Give the data again exactly as written, skipping any pictures.

**Supplied information:**
+++
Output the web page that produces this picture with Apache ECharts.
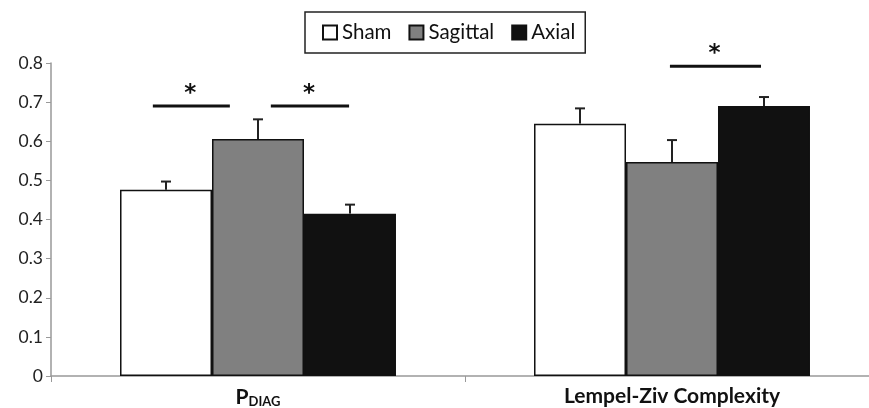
<!DOCTYPE html>
<html>
<head>
<meta charset="utf-8">
<script src="https://cdn.jsdelivr.net/npm/echarts@6/dist/echarts.min.js"></script>
<style>
  html, body { margin: 0; padding: 0; background: #fff; overflow: hidden; }
  /* the original figure is cropped on the right, so the chart is a bit wider than the window */
  #chart { width: 879px; height: 408px; }
</style>
</head>
<body>
<div id="chart"></div>
<script>
var categories = ['P_DIAG', 'Lempel-Ziv Complexity'];
var seriesNames = ['Sham', 'Sagittal', 'Axial'];
var shamValues = [0.476, 0.645];
var sagittalValues = [0.606, 0.547];
var axialValues = [0.415, 0.690];
var shamErrors = [0.021, 0.039];
var sagittalErrors = [0.050, 0.056];
var axialErrors = [0.023, 0.023];
// significance bars: [x start, x end, height] in category units
var sigBars = [
    [0.246, 0.432, 0.690],
    [0.531, 0.720, 0.690],
    [1.495, 1.715, 0.792]
];
var yTicks = [0, 0.1, 0.2, 0.3, 0.4, 0.5, 0.6, 0.7, 0.8];

var values = [shamValues, sagittalValues, axialValues];
var errors = [shamErrors, sagittalErrors, axialErrors];
var colors = ['#ffffff', '#808080', '#111111'];
var barRatio = 0.2222;
var font = 'Lato, "Open Sans", sans-serif';

function errorSeries(k) {
    var data = values[k].map(function (v, i) { return [i, v, errors[k][i]]; });
    return {
        type: 'custom',
        name: seriesNames[k] + ' err',
        silent: true,
        z: 5,
        data: data,
        renderItem: function (params, api) {
            var band = api.size([1, 0])[0];
            var top = api.coord([api.value(0), api.value(1)]);
            var end = api.coord([api.value(0), api.value(1) + api.value(2)]);
            var x = top[0] + (k - 1) * band * barRatio;
            var style = { stroke: '#222', lineWidth: 2 };
            return {
                type: 'group',
                children: [
                    { type: 'line', shape: { x1: x, y1: top[1], x2: x, y2: end[1] }, style: style },
                    { type: 'line', shape: { x1: x - 5, y1: end[1], x2: x + 5, y2: end[1] }, style: style }
                ]
            };
        }
    };
}

var series = seriesNames.map(function (name, k) {
    return {
        name: name,
        type: 'bar',
        barWidth: (barRatio * 100) + '%',
        barGap: '0%',
        data: values[k],
        itemStyle: { color: colors[k], borderColor: '#111', borderWidth: 1.5 }
    };
});
series = series.concat([errorSeries(0), errorSeries(1), errorSeries(2)]);
series.push({
    type: 'custom',
    name: 'sig',
    silent: true,
    xAxisIndex: 1,
    yAxisIndex: 0,
    data: sigBars,
    renderItem: function (params, api) {
        var a = api.coord([api.value(0), api.value(2)]);
        var b = api.coord([api.value(1), api.value(2)]);
        return {
            type: 'group',
            children: [
                { type: 'line', shape: { x1: a[0], y1: a[1], x2: b[0], y2: b[1] },
                  style: { stroke: '#111', lineWidth: 3 } },
                { type: 'text', x: (a[0] + b[0]) / 2 - 1, y: a[1] - 1,
                  style: { text: '*', fill: '#111', font: 'bold 23px "DejaVu Sans", sans-serif',
                           textAlign: 'center', textVerticalAlign: 'bottom' } }
            ]
        };
    }
});

var option = {
    animation: false,
    textStyle: { fontFamily: font },
    legend: {
        data: seriesNames,
        left: 305,
        top: 12,
        padding: [10, 10, 10, 17],
        itemGap: 17,
        itemWidth: 14,
        itemHeight: 14,
        icon: 'rect',
        borderColor: '#222',
        borderWidth: 1.5,
        textStyle: { fontSize: 20.5, color: '#111', fontFamily: font }
    },
    grid: { left: 51, right: 0, top: 63, bottom: 31 },
    xAxis: [
        {
            type: 'category',
            data: categories,
            axisLine: { lineStyle: { color: '#999', width: 1.5 } },
            axisTick: { show: true, length: 6, lineStyle: { color: '#999' } },
            axisLabel: {
                interval: 0,
                margin: 10,
                formatter: function (v) {
                    if (v === 'P_DIAG') return '{p|P}{sub|DIAG}';
                    return '{b|' + v + '}';
                },
                rich: {
                    p: { fontSize: 21, fontWeight: 'bold', color: '#111', fontFamily: font },
                    sub: { fontSize: 13, fontWeight: 'bold', color: '#111', fontFamily: font,
                           verticalAlign: 'bottom', padding: [9, 0, 0, 0] },
                    b: { fontSize: 21, fontWeight: 'bold', color: '#111', fontFamily: font }
                }
            }
        },
        { type: 'value', min: 0, max: 2, show: false }
    ],
    yAxis: {
        type: 'value',
        min: 0,
        max: 0.8,
        interval: 0.1,
        axisLine: { show: true, lineStyle: { color: '#999', width: 1.5 } },
        axisTick: { show: true, length: 5, lineStyle: { color: '#999' } },
        splitLine: { show: false },
        axisLabel: {
            fontSize: 17.5,
            color: '#222',
            margin: 8,
            fontFamily: font,
            formatter: function (v) {
                var t = yTicks.filter(function (y) { return Math.abs(y - v) < 1e-6; });
                return t.length ? String(t[0]) : '';
            }
        }
    },
    series: series
};

var chart = echarts.init(document.getElementById('chart'));
chart.setOption(option);
</script>
</body>
</html>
+++
**Response:**
Output the web page that produces this picture with Apache ECharts.
<!DOCTYPE html>
<html>
<head>
<meta charset="utf-8">
<script src="https://cdn.jsdelivr.net/npm/echarts@6/dist/echarts.min.js"></script>
<style>
  html, body { margin: 0; padding: 0; background: #fff; overflow: hidden; }
  /* the original figure is cropped on the right, so the chart is a bit wider than the window */
  #chart { width: 879px; height: 408px; }
</style>
</head>
<body>
<div id="chart"></div>
<script>
var categories = ['P_DIAG', 'Lempel-Ziv Complexity'];
var seriesNames = ['Sham', 'Sagittal', 'Axial'];
var shamValues = [0.476, 0.645];
var sagittalValues = [0.606, 0.547];
var axialValues = [0.415, 0.690];
var shamErrors = [0.021, 0.039];
var sagittalErrors = [0.050, 0.056];
var axialErrors = [0.023, 0.023];
// significance bars: [x start, x end, height] in category units
var sigBars = [
    [0.246, 0.432, 0.690],
    [0.531, 0.720, 0.690],
    [1.495, 1.715, 0.792]
];
var yTicks = [0, 0.1, 0.2, 0.3, 0.4, 0.5, 0.6, 0.7, 0.8];

var values = [shamValues, sagittalValues, axialValues];
var errors = [shamErrors, sagittalErrors, axialErrors];
var colors = ['#ffffff', '#808080', '#111111'];
var barRatio = 0.2222;
var font = 'Lato, "Open Sans", sans-serif';

function errorSeries(k) {
    var data = values[k].map(function (v, i) { return [i, v, errors[k][i]]; });
    return {
        type: 'custom',
        name: seriesNames[k] + ' err',
        silent: true,
        z: 5,
        data: data,
        renderItem: function (params, api) {
            var band = api.size([1, 0])[0];
            var top = api.coord([api.value(0), api.value(1)]);
            var end = api.coord([api.value(0), api.value(1) + api.value(2)]);
            var x = top[0] + (k - 1) * band * barRatio;
            var style = { stroke: '#222', lineWidth: 2 };
            return {
                type: 'group',
                children: [
                    { type: 'line', shape: { x1: x, y1: top[1], x2: x, y2: end[1] }, style: style },
                    { type: 'line', shape: { x1: x - 5, y1: end[1], x2: x + 5, y2: end[1] }, style: style }
                ]
            };
        }
    };
}

var series = seriesNames.map(function (name, k) {
    return {
        name: name,
        type: 'bar',
        barWidth: (barRatio * 100) + '%',
        barGap: '0%',
        data: values[k],
        itemStyle: { color: colors[k], borderColor: '#111', borderWidth: 1.5 }
    };
});
series = series.concat([errorSeries(0), errorSeries(1), errorSeries(2)]);
series.push({
    type: 'custom',
    name: 'sig',
    silent: true,
    xAxisIndex: 1,
    yAxisIndex: 0,
    data: sigBars,
    renderItem: function (params, api) {
        var a = api.coord([api.value(0), api.value(2)]);
        var b = api.coord([api.value(1), api.value(2)]);
        return {
            type: 'group',
            children: [
                { type: 'line', shape: { x1: a[0], y1: a[1], x2: b[0], y2: b[1] },
                  style: { stroke: '#111', lineWidth: 3 } },
                { type: 'text', x: (a[0] + b[0]) / 2 - 1, y: a[1] - 1,
                  style: { text: '*', fill: '#111', font: 'bold 23px "DejaVu Sans", sans-serif',
                           textAlign: 'center', textVerticalAlign: 'bottom' } }
            ]
        };
    }
});

var option = {
    animation: false,
    textStyle: { fontFamily: font },
    legend: {
        data: seriesNames,
        left: 305,
        top: 12,
        padding: [10, 10, 10, 17],
        itemGap: 17,
        itemWidth: 14,
        itemHeight: 14,
        icon: 'rect',
        borderColor: '#222',
        borderWidth: 1.5,
        textStyle: { fontSize: 20.5, color: '#111', fontFamily: font }
    },
    grid: { left: 51, right: 0, top: 63, bottom: 31 },
    xAxis: [
        {
            type: 'category',
            data: categories,
            axisLine: { lineStyle: { color: '#999', width: 1.5 } },
            axisTick: { show: true, length: 6, lineStyle: { color: '#999' } },
            axisLabel: {
                interval: 0,
                margin: 10,
                formatter: function (v) {
                    if (v === 'P_DIAG') return '{p|P}{sub|DIAG}';
                    return '{b|' + v + '}';
                },
                rich: {
                    p: { fontSize: 21, fontWeight: 'bold', color: '#111', fontFamily: font },
                    sub: { fontSize: 13, fontWeight: 'bold', color: '#111', fontFamily: font,
                           verticalAlign: 'bottom', padding: [9, 0, 0, 0] },
                    b: { fontSize: 21, fontWeight: 'bold', color: '#111', fontFamily: font }
                }
            }
        },
        { type: 'value', min: 0, max: 2, show: false }
    ],
    yAxis: {
        type: 'value',
        min: 0,
        max: 0.8,
        interval: 0.1,
        axisLine: { show: true, lineStyle: { color: '#999', width: 1.5 } },
        axisTick: { show: true, length: 5, lineStyle: { color: '#999' } },
        splitLine: { show: false },
        axisLabel: {
            fontSize: 17.5,
            color: '#222',
            margin: 8,
            fontFamily: font,
            formatter: function (v) {
                var t = yTicks.filter(function (y) { return Math.abs(y - v) < 1e-6; });
                return t.length ? String(t[0]) : '';
            }
        }
    },
    series: series
};

var chart = echarts.init(document.getElementById('chart'));
chart.setOption(option);
</script>
</body>
</html>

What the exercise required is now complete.